The cash stuffed into a large glass container on the circulation desk at Dover Public Library was a gesture of Christian charity meant to be an anonymous holiday gift to a needy family. The jars were inspired by the book “Christmas Jars”, but a thieving grinch stole the cash.
But its author is extending that charitable spirit to the thief who swiped the cash, asking to sit down with him and even buy him lunch.
Security video shows a man who appears to be wearing pajama pants, a hooded shirt and a jacket walking away from the Ohio library with the jar and an estimated $1,000 in donations on Tuesday evening.
In doing so, he actually took something less tangible, “Christmas Jars” author Jason F. Wright told The Dover-New Philadelphia Times-Reporter.
“He’s not stealing money — he was stealing hope,” said Wright, of Woodstock, Virginia. He said he’d like to sit down with the thief to explain the jars’ charitable purpose.
“I want him to know this: Someone is on their knees right now praying for a miracle. They don’t know how to make it happen for their family, and that jar is supposed to be their miracle,” Wright said. “I’d love to meet him, buy him a burger and chat. I’ll bring him my Christmas Jar from home and personally deliver it to him. It wouldn’t be $1,000, but there’s a year’s worth of change in there.”
Library director Jim Gill said staff on Wednesday found a nearly 4-inch wad of $1 bills in the book drop with a note saying “I’m very sorry.” The jar had contained larger bills, including some twenties, Gill said.

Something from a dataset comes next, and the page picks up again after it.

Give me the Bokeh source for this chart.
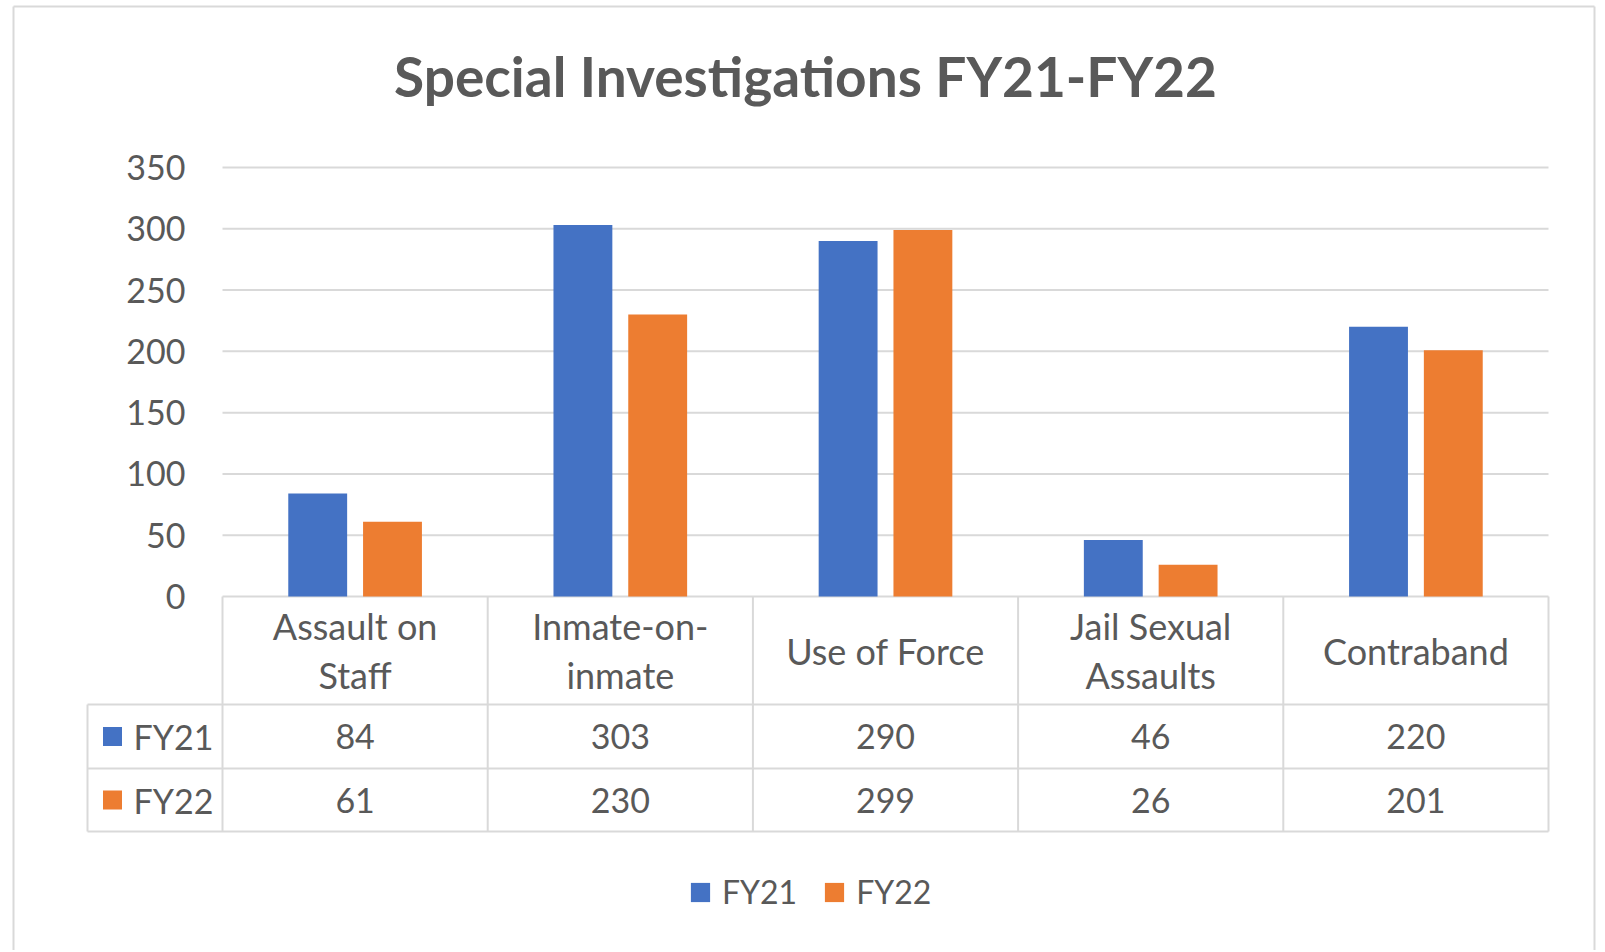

A man identified as a “person of interest” in the theft was found at a Dover home but said he wanted to speak with an attorney before talking to investigators, Dover police told the newspaper. They were waiting to see if he might turn himself in.
Meanwhile, Wright was recruiting online followers to contribute to the library’s fundraising efforts. A thousand dollars were pledged in the first day, and he offered to deliver the donations to the library in person.
Wright said thousands of collection jars have been given away in the decade since his book was first printed, but he wasn’t aware of any previous thefts.